Dario Fo and Franca Rame enjoy the highest reputations in Europe for anarchic political comedy, but so far, nothing of what they've created has translated well in American production. "Orgasmo Adulto Escapes From the Zoo" at the Burbage is no exception.
The four pieces are called "Waking Up," "The Same Old Story," "A Woman Alone" and "I Cry Ulrike," and they're all performed by one woman, Joyce Roth. The first is a comedy of errors that follows a woman waking to her working day and trying to get baby ready for the nursery; in her haste she confuses the uses of the products around her (using paint thinner for underarm deodorant, for example), while her manikin husband sleeps the sleep of the dead.
The second is about woman as whore; that is, woman treated as whore, and submitting without real fuss to the earnest entreaties of a lover (for want of a better word) indifferent to whether or not she'll get pregnant, and what humiliation--not to mention pain--she'll have to endure at an abortion clinic. "You're alone with your body, and yourself, and your choices," she says at one point, a feminist cry feebly crushed by the reality of her experience.
"A Woman Alone," a variation on the theme of the first play, is a housewife beleaguered in an apartment, literally trapped there by her husband. She irons in her peignoir to the strains of Madonna's "Material Girl"; supervises a brother-in-law who's totally disabled, except for one hand, which he uses to grab at women; fends off a peeping Tom, an obscene phone caller and the attempt of a 15-year-old lover to break into the apartment--all while her husband is calling in frequently to check on her.
It may be that Fo and Rame, as improvisational clowns graced with Italian antic spirit (as we've seen with "Les Colombaioni"), are able to take the situation of these playlets and jam on them like jazz artists, finding the fun and the moment in different places on different nights.

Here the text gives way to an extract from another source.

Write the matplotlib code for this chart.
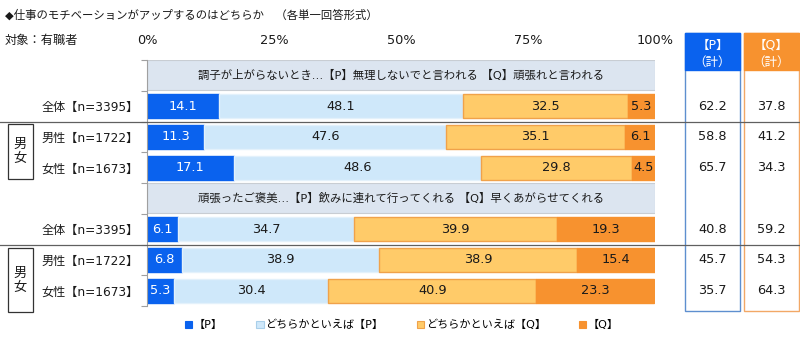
import matplotlib.pyplot as plt
import matplotlib.transforms as mtransforms
from matplotlib.patches import Patch, Rectangle
from matplotlib.lines import Line2D

# Latin glyphs from DejaVu, Japanese falls through to Noto CJK
plt.rcParams['font.family'] = ['DejaVu Sans', 'Noto Sans CJK JP']

# -----------------------------------
# Data
# -----------------------------------
title = "◆仕事のモチベーションがアップするのはどちらか　（各単一回答形式）"
subtitle = "対象：有職者"
groups = ["全体【n=3395】", "男性【n=1722】", "女性【n=1673】"]
questions = [
    "調子が上がらないとき…【P】無理しないでと言われる 【Q】頑張れと言われる",
    "頑張ったご褒美…【P】飲みに連れて行ってくれる 【Q】早くあがらせてくれる",
]
series_names = ["【P】", "どちらかといえば【P】", "どちらかといえば【Q】", "【Q】"]

q1_p = [14.1, 11.3, 17.1]
q1_lean_p = [48.1, 47.6, 48.6]
q1_lean_q = [32.5, 35.1, 29.8]
q1_q = [5.3, 6.1, 4.5]

q2_p = [6.1, 6.8, 5.3]
q2_lean_p = [34.7, 38.9, 30.4]
q2_lean_q = [39.9, 38.9, 40.9]
q2_q = [19.3, 15.4, 23.3]

p_total = [62.2, 58.8, 65.7, 40.8, 45.7, 35.7]
q_total = [37.8, 41.2, 34.3, 59.2, 54.3, 64.3]

xticks = [0, 25, 50, 75, 100]
xtick_labels = ["0%", "25%", "50%", "75%", "100%"]

# -----------------------------------
# Style
# -----------------------------------
colors = ["#0A62EE", "#CFE8FA", "#FFCB69", "#F7922F"]
edges = ["#0A62EE", "#E3F1FB", "#F0A24A", "#F7922F"]
text_colors = ["white", "#1A1A1A", "#1A1A1A", "#1A1A1A"]
header_color = "#DCE5F0"
W, H = 800, 339

fig = plt.figure(figsize=(W / 100, H / 100), dpi=100)
ax = fig.add_axes([147 / W, 1 - 306 / H, 508 / W, 246 / H])

# slot layout: header, 3 rows, header, 3 rows
header_slots = [0, 4]
row_slots = [[1, 2, 3], [5, 6, 7]]
blocks = [
    [q1_p, q1_lean_p, q1_lean_q, q1_q],
    [q2_p, q2_lean_p, q2_lean_q, q2_q],
]

for hs, text in zip(header_slots, questions):
    ax.barh(hs, 100, height=0.97, color=header_color, edgecolor="#C8CDD3", linewidth=0.8)
    ax.text(50, hs, text, ha="center", va="center", fontsize=8.2, color="#1A1A1A")

for slots, series in zip(row_slots, blocks):
    left = [0.0] * len(slots)
    for k, vals in enumerate(series):
        ax.barh(slots, vals, left=left, height=0.78, color=colors[k],
                edgecolor=edges[k], linewidth=1)
        for s, l, v in zip(slots, left, vals):
            ax.text(l + v / 2, s, f"{v:.1f}", ha="center", va="center",
                    fontsize=9.3, color=text_colors[k])
        left = [l + v for l, v in zip(left, vals)]

ax.set_xlim(0, 100)
ax.set_ylim(7.5, -0.5)

# top percentage axis
ax.xaxis.tick_top()
ax.set_xticks(xticks)
ax.set_xticklabels(xtick_labels, fontsize=9.3, color="#1A1A1A")
ax.tick_params(axis="x", length=0, pad=9)

# left category labels and boundary ticks
all_slots = [s for slots in row_slots for s in slots]
ax.set_yticks(all_slots)
ax.set_yticklabels(groups * 2, fontsize=8.7, color="#1A1A1A")
ax.tick_params(axis="y", which="major", length=0, pad=6)
ax.set_yticks([i + 0.5 for i in range(-1, 8)], minor=True)
ax.tick_params(axis="y", which="minor", length=4, color="#A0A0A0", width=0.8)

for side in ["top", "right", "bottom"]:
    ax.spines[side].set_visible(False)
ax.spines["left"].set_color("#A0A0A0")

# separator lines between 全体 and gender rows
blend = mtransforms.blended_transform_factory(fig.transFigure, ax.transData)
for y in [1.5, 5.5]:
    fig.add_artist(Line2D([0, 1], [y, y], transform=blend, color="#606060",
                          linewidth=0.9))

# 男女 boxes
for top_px, bot_px in [(124, 179), (248, 312)]:
    fig.add_artist(Rectangle((8 / W, 1 - bot_px / H), 25 / W, (bot_px - top_px) / H,
                             transform=fig.transFigure, fill=False,
                             edgecolor="#333333", linewidth=0.9))
    fig.text(20.5 / W, 1 - (top_px + bot_px) / 2 / H, "男\n女", ha="center",
             va="center", fontsize=9.5, linespacing=1.1, color="#1A1A1A")

# total columns on the right
columns = [
    (685, 740, "#0A62EE", "#5E8FCF", "【P】", p_total),
    (744, 799, "#F7922F", "#F2A866", "【Q】", q_total),
]
for x0, x1, fill, border, label, totals in columns:
    fig.add_artist(Rectangle((x0 / W, 1 - 311 / H), (x1 - x0) / W, (311 - 33) / H,
                             transform=fig.transFigure, fill=False,
                             edgecolor=border, linewidth=1))
    fig.add_artist(Rectangle((x0 / W, 1 - 70 / H), (x1 - x0) / W, 37 / H,
                             transform=fig.transFigure, facecolor=fill,
                             edgecolor=fill, linewidth=1))
    xc = (x0 + x1) / 2 / W
    fig.text(xc, 1 - 45 / H, label, ha="center", va="center", fontsize=9, color="white")
    fig.text(xc, 1 - 62 / H, "（計）", ha="center", va="center", fontsize=9, color="white")
    for s, v in zip(all_slots, totals):
        ax.text(xc, s, f"{v:.1f}", transform=blend, ha="center", va="center",
                fontsize=9.3, color="#1A1A1A")

# titles
fig.text(5 / W, 1 - 15 / H, title, ha="left", va="center", fontsize=8.2, color="#1A1A1A")
fig.text(5 / W, 1 - 40 / H, subtitle, ha="left", va="center", fontsize=8.8, color="#1A1A1A")

# legend
handles = [Patch(facecolor=c, edgecolor=e, linewidth=0.8) for c, e in
           zip(colors, ["#0A62EE", "#A9CFEA", "#F0A24A", "#F7922F"])]
fig.legend(handles, series_names, loc="center", bbox_to_anchor=(402 / W, 1 - 325 / H),
           ncol=4, frameon=False, fontsize=8, handlelength=0.65, handleheight=0.65,
           handletextpad=0.15, columnspacing=3.0)

fig.savefig("out.png", dpi=100)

But the scripted version here has the feel of having been set in cement (Estelle Parsons is translator, R. S. Bailey is director). Roth is a strong, indeed sturdy performer, but she's also flat and hard, and devoid of the grace of the comedienne.

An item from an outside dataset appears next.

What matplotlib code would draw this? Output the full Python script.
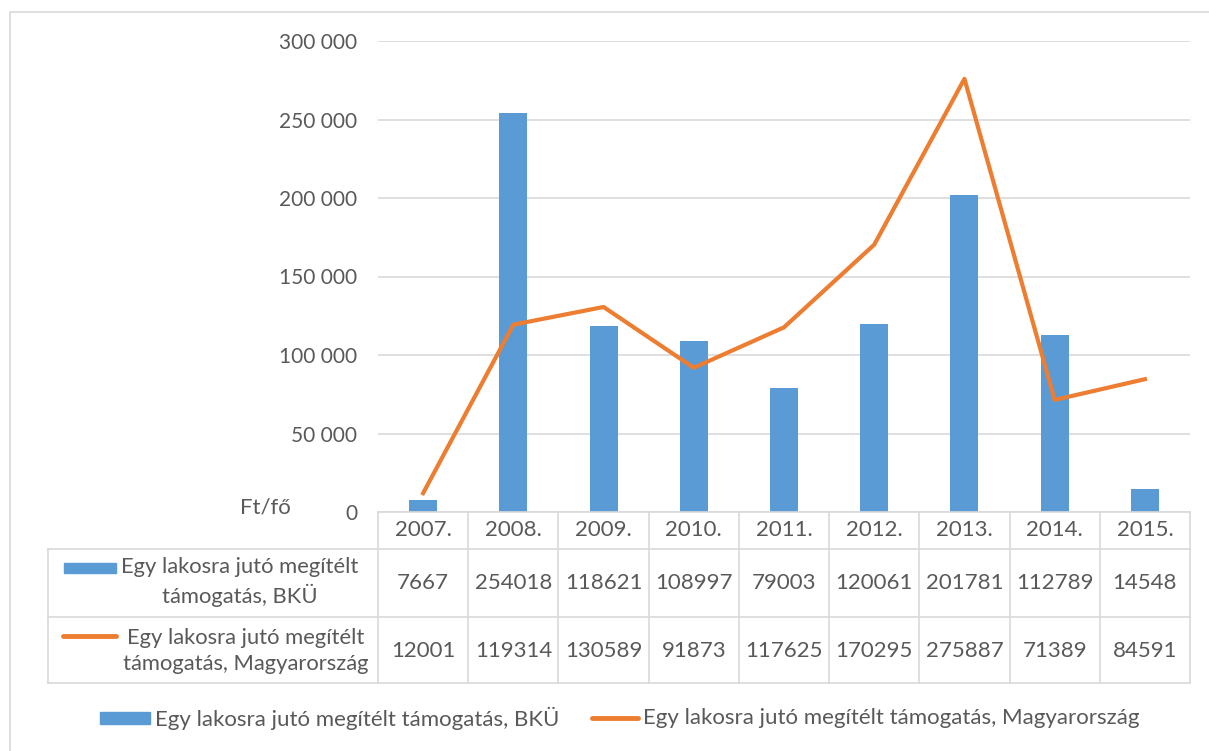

"I Cry Ulrike," contrastingly, is short and lean and benefits from a compact translation by Adam Leipzig.
It is a statement from prison by the German radical Ulrike Meinhoff in which we see her mind filled to the point of nausea with sinister, oppressive, brutish images of the power apparatus of the German state. In a solo portrayal such as this, there's no room for dissent from her dissent. But those images are powerful; we see in her character a fiercely aesthetic, as opposed to a purely political, reaction. It might have been done better at the beginning of the bill. As it is, we're fairly bludgeoned by the noisy inertia of the plays preceding it.